Some of us who are in our thirties were watching these conversations unfold around us and wondering what is different about this generation of youth leadership. When we were younger we had lots of high ideals, but it seems like active folks in their teens and 20s are combining that with much better information about their causes, thanks to the internet, and eminently practical local solutions. There were a few calls for the downfall of capitalism, but most of the folks who were there had much more do-able local strategies.
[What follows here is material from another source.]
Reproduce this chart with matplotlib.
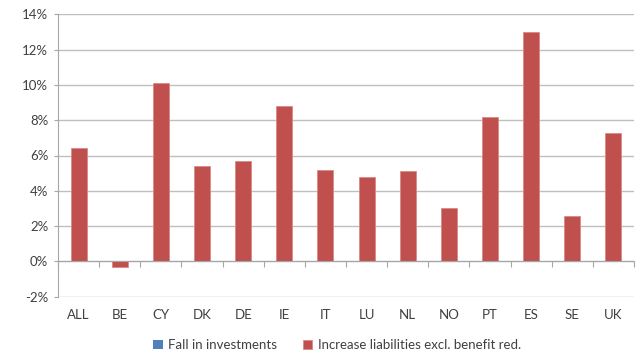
import numpy as np
import matplotlib.pyplot as plt
from matplotlib.transforms import blended_transform_factory

countries = ["ALL", "BE", "CY", "DK", "DE", "IE", "IT", "LU", "NL", "NO", "PT", "ES", "SE", "UK"]
fall_investments = [0, 0, 0, 0, 0, 0, 0, 0, 0, 0, 0, 0, 0, 0]
increase_liabilities = [6.4, -0.3, 10.1, 5.4, 5.7, 8.8, 5.2, 4.8, 5.1, 3.0, 8.2, 13.0, 2.6, 7.3]
yticks = [-2, 0, 2, 4, 6, 8, 10, 12, 14]

plt.rcParams['font.family'] = ['Lato', 'DejaVu Sans']
grey = "#A6A6A6"
txt = "#404040"

fig = plt.figure(figsize=(6.36, 3.54), dpi=100)
ax = fig.add_axes([58 / 636, 1 - 296.7 / 354, 576 / 636, (296.7 - 14.3) / 354])

x = np.arange(len(countries))
ax.bar(x, fall_investments, width=0.39, color="#4F81BD", label="Fall in investments")
ax.bar(x, increase_liabilities, width=0.39, color="#C0504D", edgecolor="#D98A88",
       linewidth=0.6, label="Increase liabilities excl. benefit red.")

ax.set_xlim(-0.5, len(countries) - 0.5)
ax.set_ylim(-2, 14)
ax.set_yticks(yticks)
ax.set_yticklabels([f"{v}%" for v in yticks], fontsize=9.5, color=txt)
ax.yaxis.grid(True, color="#BFBFBF", linewidth=1)
ax.set_axisbelow(True)

for s in ["top", "right"]:
    ax.spines[s].set_visible(False)
ax.spines["left"].set_color(grey)
ax.spines["bottom"].set_color(grey)
ax.spines["bottom"].set_position(("data", 0))
ax.tick_params(axis="y", length=3, color=grey, pad=4)
ax.set_xticks(np.arange(len(countries) + 1) - 0.5)
ax.set_xticklabels([])
ax.tick_params(axis="x", length=4, color=grey, direction="out")

trans = blended_transform_factory(ax.transData, ax.transAxes)
for i, c in enumerate(countries):
    ax.text(i, -0.045, c, transform=trans, ha="center", va="top", fontsize=9.5, color=txt)

fig.legend(loc="lower center", bbox_to_anchor=(0.53, -0.025), ncol=2, frameon=False,
           fontsize=9.5, handlelength=0.7, handleheight=0.7, handletextpad=0.4,
           columnspacing=2.0, labelcolor=txt)

fig.savefig("out.png", dpi=100)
Culture jamming, the web, networked advocacy and Cluetrain are all tools of empowerment for young leaders. To my eye, watching them work this week, I think there is an additional factor too, and that is that there seems to be so much more at stake for them NOT to act. I get the sense that young activists are emerging out of a world whose ills are incurable by traditional means and they are emerging into a way of being that sees their own personal leadership and power as the only option for change. No one is going to undo the damage willingly, and no one will listen to and support what these youth are saying and yet they know that every year we wait for a new globlal/local mindset to appear is one less year of opportunity for change. The lack of attention to their causes is the most freeing aspect of their work. They channel their energy into their work.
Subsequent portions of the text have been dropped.